Message from Minister Yasir Naqvi
Ontario recently announced that it would hold public consultations to help develop the Strategy for a Safer Ontario, the province’s new blueprint for effective, sustainable and community-based policing.
The foundation of this new strategy must be safer, stronger communities because we know that when communities plan together and work together they achieve better results for their residents.
Ontario is starting from a strong foundation, as it already is one of the safest jurisdictions in North America.
We also know, however, that the issues faced by police officers and the communities they serve are more complex than ever anticipated when the current Police Services Act and policing framework were developed in 1990.
The world has changed fundamentally in the past 25 years and so has policing. More crime is now happening online, like fraud and child exploitation; technology is playing a greater role in both society and policing; and police are increasingly being called on to assist with issues that range from mental health and addiction to homelessness, marginalization and stigma.
A police officer should not, at the same time, need to be a social worker, mental health worker or youth counsellor – but these are the roles we often call on them to fill.

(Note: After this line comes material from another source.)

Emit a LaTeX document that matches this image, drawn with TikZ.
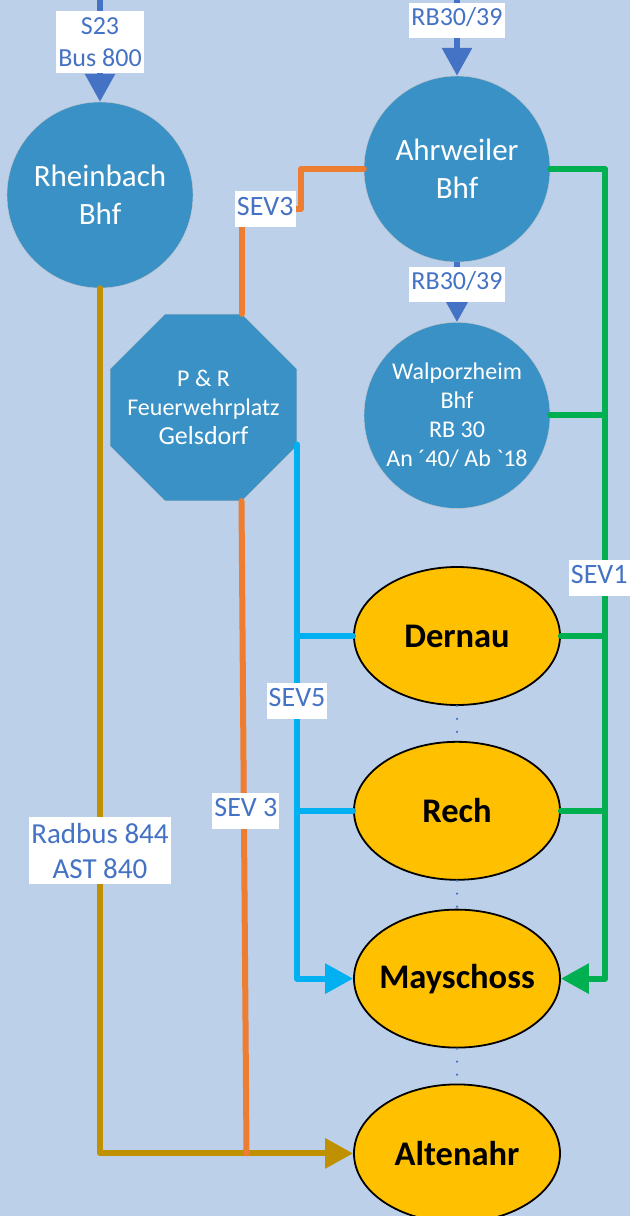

It is time for a new approach and a new strategy for community safety and well-being in the 21st century so we can create even stronger communities and give police the tools to build an even safer Ontario.
The Strategy for a Safer Ontario will lay out this new approach. It will be guided by the belief that the police and the residents they serve are part of the same community, and that empowering these communities and giving them the tools to proactively address issues will help create more opportunities and improve outcomes for local residents.
It will reflect the diversity and needs of our urban centres, rural areas, and First Nations communities, and will recognize that we need everyone involved to make sure we are providing the right response, at the right time, by the right personnel. And it is a strategy that knows communities are safest when there is a true partnership between them. This is a partnership that is only possible when policing is carried out in a respectful way in accordance with the Ontario Human Rights Code and the Canadian Charter of Rights and Freedoms.
These principles must be at the very heart of the new model for community safety and well-being and must be reflected in the lived experiences of individuals in every interaction with police. Promoting public confidence, enhancing trust, and creating relationships built on respect is a key focus that will be woven through all the elements of the strategy.
I hope that you will share your views and provide feedback on the strategy’s key pillars: community safety and well-being, core policing duties, training, governance, accountability and oversight, use of technology and First Nations policing. In those consultations, we are looking for ideas that foster collaboration and cooperation and empower local communities – because we know that when communities plan together and work together, they get better results.
Our goal is to build a proactive, sustainable and effective model of policing, focused on community safety and well-being, for all police services including the Ontario Provincial Police, municipal services and in First Nations communities. This will help police officers focus on what they do best – responding to emergencies, solving crimes and building even safer communities.
I thank you in advance for your feedback and advice as we develop this Strategy for a Safer Ontario.